-- BEGIN AVAILABLE RECORDS --

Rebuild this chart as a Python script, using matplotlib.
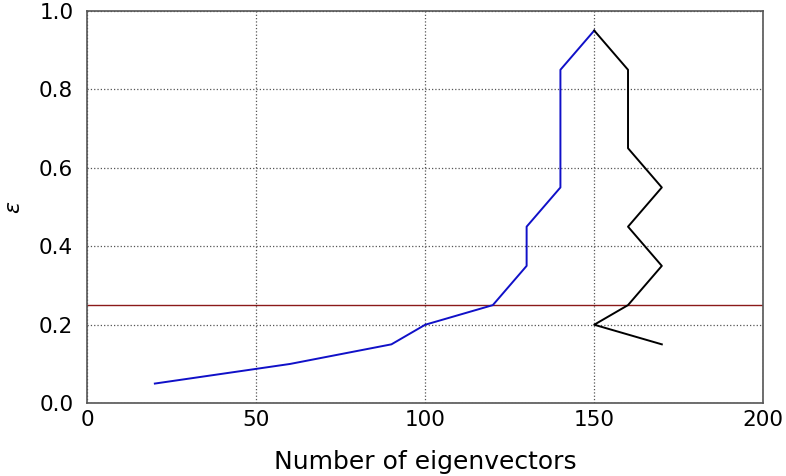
import numpy as np
import matplotlib
matplotlib.use('Agg')
import matplotlib.pyplot as plt

# --- Data ---
blue_x = [20, 60, 90, 100, 120, 130, 130, 140, 140, 150]
blue_y = [0.05, 0.10, 0.15, 0.20, 0.25, 0.35, 0.45, 0.55, 0.85, 0.95]

black_x = [150, 160, 160, 170, 160, 170, 160, 150, 170]
black_y = [0.95, 0.85, 0.65, 0.55, 0.45, 0.35, 0.25, 0.20, 0.15]

threshold = 0.25

x_ticks = [0, 50, 100, 150, 200]
y_ticks = [0.0, 0.2, 0.4, 0.6, 0.8, 1.0]

# --- Figure ---
fig = plt.figure(figsize=(7.86, 4.76), dpi=100)
ax = fig.add_axes([0.111, 0.153, 0.860, 0.824])

ax.axhline(threshold, color='#8b1a1a', linewidth=1.0)
ax.plot(blue_x, blue_y, color='#1010c8', linewidth=1.4)
ax.plot(black_x, black_y, color='black', linewidth=1.4)

ax.set_xlim(0, 200)
ax.set_ylim(0, 1)
ax.set_xticks(x_ticks)
ax.set_yticks(y_ticks)
ax.set_yticklabels(['%.1f' % v for v in y_ticks])
ax.tick_params(axis='both', length=0, labelsize=15.5)
ax.tick_params(axis='x', pad=5)
ax.tick_params(axis='y', pad=10)

ax.grid(True, linestyle=':', color='#555555', linewidth=0.9)
for s in ax.spines.values():
    s.set_color('#555555')
    s.set_linewidth(1.2)

ax.set_xlabel('Number of eigenvectors', fontsize=18, labelpad=14)
ax.set_ylabel(r'$\varepsilon$', fontsize=16, labelpad=11)

fig.savefig('out.png', dpi=100)
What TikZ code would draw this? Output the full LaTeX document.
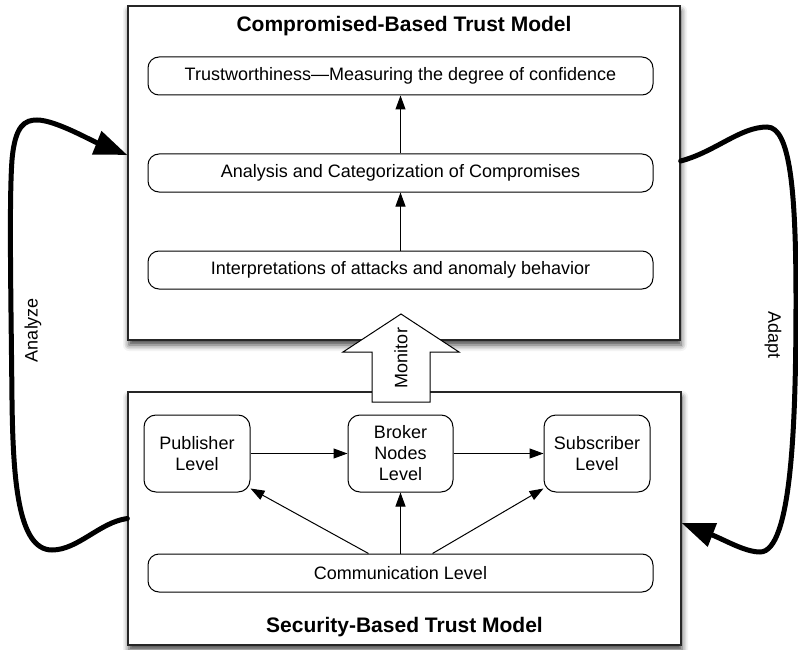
\documentclass[tikz,border=0pt]{standalone}
\usepackage{fontspec}
\setmainfont{Liberation Sans}
\usetikzlibrary{arrows.meta,shadows.blur}
\begin{document}
\begin{tikzpicture}[x=1pt,y=-1pt,
  outer/.style={draw=black!85, line width=1.3pt, fill=white, inner sep=0pt,
    blur shadow={shadow xshift=1pt, shadow yshift=-5pt, shadow blur radius=6pt, shadow opacity=75}},
  pill/.style={draw, line width=1pt, rounded corners=11pt, minimum width=505pt,
    minimum height=38pt, inner sep=0pt, font=\fontsize{18}{21}\selectfont},
  lvl/.style={draw, line width=1pt, rounded corners=12pt, minimum width=106pt,
    minimum height=77pt, inner sep=0pt, align=center, font=\fontsize{18}{21}\selectfont},
  ttl/.style={font=\bfseries\fontsize{21}{24}\selectfont},
  lbl/.style={font=\fontsize{18}{21}\selectfont},
  conn/.style={line width=1pt, -{Triangle[length=14pt,width=10pt]}},
  loopc/.style={line width=5pt, line cap=round, -{Triangle[length=33pt,width=24pt]}}
]
\useasboundingbox (0,0) rectangle (798,650);
\node[outer, minimum width=552pt, minimum height=334pt] (top) at (404,173) {};
\node[outer, minimum width=553pt, minimum height=253pt] (bot) at (404.5,518.5) {};

\node[ttl] (ttop) at (404,26) {Compromised-Based Trust Model};
\node[pill] (trust) at (400.5,76) {Trustworthiness—Measuring the degree of confidence};
\node[pill] (anal) at (400.5,173) {Analysis and Categorization of Compromises};
\node[pill] (interp) at (400.5,270) {Interpretations of attacks and anomaly behavior};
\draw[conn] (anal) -- (trust);
\draw[conn] (interp) -- (anal);

\node[lvl] (pub) at (197,453.5) {Publisher\\Level};
\node[lvl, minimum width=105pt] (brk) at (400.5,453.5) {Broker\\Nodes\\Level};
\node[lvl] (sub) at (597,453.5) {Subscriber\\Level};
\node[pill] (comm) at (400.5,573) {Communication Level};
\node[ttl] (tbot) at (404.5,627) {Security-Based Trust Model};
\draw[conn] (pub) -- (brk);
\draw[conn] (brk) -- (sub);
\draw[conn] ([xshift=-32pt]comm.north) -- ([yshift=4pt]pub.south east);
\draw[conn] (comm) -- (brk);
\draw[conn] ([xshift=32pt]comm.north) -- ([yshift=4pt]sub.south west);

\draw[line width=1pt, fill=white] (372,402) -- (372,352) -- (343,352) -- (401,314)
  -- (459,352) -- (430,352) -- (430,402) -- cycle;
\node[lbl, rotate=90] (mon) at (401,358) {Monitor};

\draw[loopc] (bot.west) .. controls (100,522) and (78,550) .. (52,550)
  .. controls (18,550) and (13,480) .. (12,400)
  .. controls (11,300) and (9,200) .. (12,160)
  .. controls (15,125) and (25,120) .. (37,120)
  .. controls (55,120) and (90,140) .. ([yshift=18pt]top.west);
\draw[loopc] ([yshift=12pt]top.east) .. controls (715,152) and (740,127) .. (767,127)
  .. controls (790,127) and (796,190) .. (796,300)
  .. controls (796,420) and (792,552) .. (760,552)
  .. controls (745,552) and (725,540) .. ([yshift=-4.5pt]bot.east);

\node[lbl, rotate=90] (an) at (33,330) {Analyze};
\node[lbl, rotate=-90] (ad) at (773,335) {Adapt};
\end{tikzpicture}
\end{document}
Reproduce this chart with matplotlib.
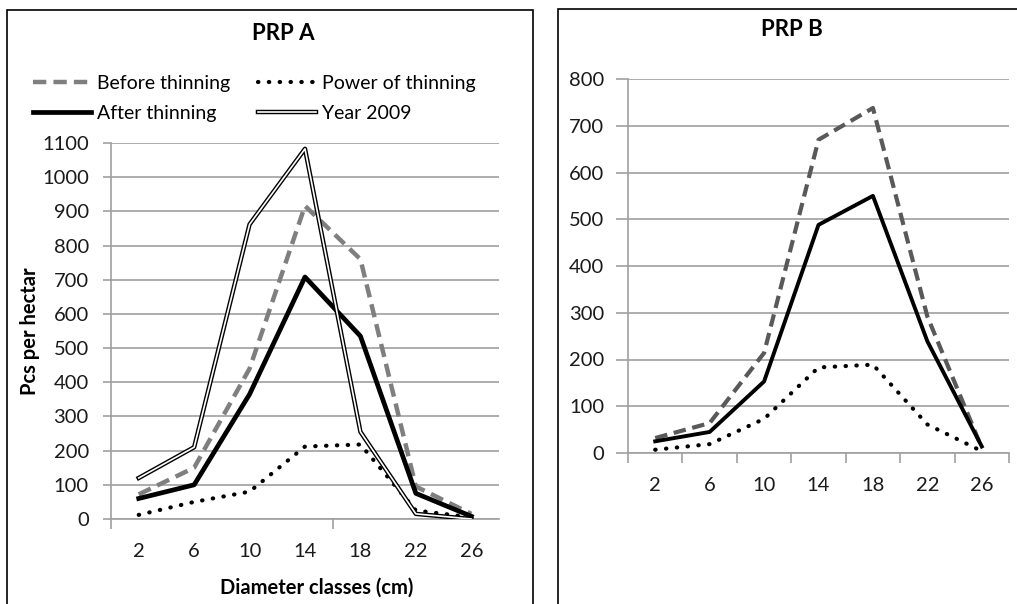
import matplotlib
matplotlib.use('Agg')
import matplotlib.pyplot as plt
from matplotlib.lines import Line2D
from matplotlib.patches import Rectangle

plt.rcParams['font.family'] = ['Lato', 'DejaVu Sans']

# categories (diameter classes, cm)
classes = ['2', '6', '10', '14', '18', '22', '26']

# PRP A
a_before = [72, 150, 440, 916, 760, 95, 15]
a_after = [60, 100, 365, 708, 535, 75, 8]
a_power = [12, 50, 80, 212, 218, 25, 5]
a_2009 = [120, 210, 862, 1083, 255, 15, 0]

# PRP B
b_before = [32, 64, 214, 670, 738, 292, 11]
b_after = [25, 45, 153, 488, 550, 239, 14]
b_power = [7, 19, 73, 183, 189, 61, 4]

W, H = 1017, 604
fig = plt.figure(figsize=(W / 100, H / 100), dpi=100)

# panel borders
fig.patches.append(Rectangle((7 / W, -0.05), 526 / W, 1.05 - 10 / H,
                             transform=fig.transFigure, fill=False,
                             edgecolor='black', lw=1.2))
fig.patches.append(Rectangle((558 / W, -0.05), 470 / W, 1.05 - 9 / H,
                             transform=fig.transFigure, fill=False,
                             edgecolor='black', lw=1.2))

grid_c = '#a0a0a0'
txt_c = '#1a1a1a'
x = list(range(len(classes)))
dots = (0, (0.1, 2.5))


def style_axes(ax, ymax, tick_len, xtick_bounds, ypad):
    ax.set_xlim(-0.5, len(classes) - 0.5)
    ax.set_ylim(0, ymax)
    ax.set_yticks(range(0, ymax + 1, 100))
    ax.yaxis.grid(True, color=grid_c, lw=1.2)
    ax.set_axisbelow(True)
    for s in ['top', 'right']:
        ax.spines[s].set_visible(False)
    for s in ['left', 'bottom']:
        ax.spines[s].set_color(grid_c)
        ax.spines[s].set_linewidth(1.2)
    ax.tick_params(axis='y', direction='out', length=tick_len, width=1.2,
                   color=grid_c, labelsize=14.5, pad=ypad, labelcolor=txt_c)
    ax.set_xticks(x)
    ax.set_xticklabels(classes)
    ax.tick_params(axis='x', which='major', length=0, pad=17, labelsize=14.5,
                   labelcolor=txt_c)
    ax.set_xticks(xtick_bounds, minor=True)
    ax.tick_params(axis='x', which='minor', direction='out', length=7,
                   width=1.2, color=grid_c)


# ---- PRP A ----
ax1 = fig.add_axes([111 / W, 1 - 519 / H, 388 / W, 376 / H])
style_axes(ax1, 1100, 6, [-0.5, 3.5], 10)
ax1.plot(x, a_before, color='#7f7f7f', lw=3.2, ls=(0, (3, 1.6)), zorder=3)
ax1.plot(x, a_power, color='black', lw=3.0, ls=dots,
         dash_capstyle='round', zorder=3)
ax1.plot(x, a_after, color='black', lw=3.4, zorder=4)
ax1.plot(x, a_2009, color='black', lw=3.2, zorder=5)
ax1.plot(x, a_2009, color='white', lw=1.2, zorder=6)
ax1.set_ylabel('Pcs per hectar', fontsize=14.5, fontweight='bold')
ax1.yaxis.set_label_coords(-0.182, 0.5)
ax1.set_xlabel('Diameter classes (cm)', fontsize=14.5, fontweight='bold')
ax1.xaxis.set_label_coords(0.53, -0.155)

fig.text(283 / W, 1 - 33 / H, 'PRP A', fontsize=16, fontweight='bold',
         ha='center', va='center')

h_before = Line2D([], [], color='#7f7f7f', lw=3.2, ls=(0, (3, 1.6)))
h_after = Line2D([], [], color='black', lw=3.4)
h_power = Line2D([], [], color='black', lw=3.0, ls=dots,
                 dash_capstyle='round')
h_2009 = (Line2D([], [], color='black', lw=3.2),
          Line2D([], [], color='white', lw=1.2))
fig.legend([h_before, h_after, h_power, h_2009],
           ['Before thinning', 'After thinning', 'Power of thinning', 'Year 2009'],
           loc='upper left', bbox_to_anchor=(33 / W, 1 - 75 / H), ncol=2,
           frameon=False, fontsize=14, handlelength=3.0, handletextpad=0.3,
           columnspacing=1.4, labelspacing=0.68, borderpad=0, borderaxespad=0)

# ---- PRP B ----
ax2 = fig.add_axes([628 / W, 1 - 453 / H, 381 / W, 374 / H])
style_axes(ax2, 800, 9, [i - 0.5 for i in range(len(classes) + 1)], 8)
ax2.plot(x, b_before, color='#595959', lw=3.0, ls=(0, (3, 1.6)), zorder=3)
ax2.plot(x, b_power, color='black', lw=3.0, ls=dots,
         dash_capstyle='round', zorder=3)
ax2.plot(x, b_after, color='black', lw=2.8, zorder=4)

fig.text(792 / W, 1 - 29 / H, 'PRP B', fontsize=16, fontweight='bold',
         ha='center', va='center')

fig.savefig('out.png', dpi=100)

-- END AVAILABLE RECORDS --

WHAT IS EXPECTED: Select all lines in the listing that include the word "this".

COMPLETED TASK:
Rebuild this chart as a Python script, using matplotlib.
What TikZ code would draw this? Output the full LaTeX document.
Reproduce this chart with matplotlib.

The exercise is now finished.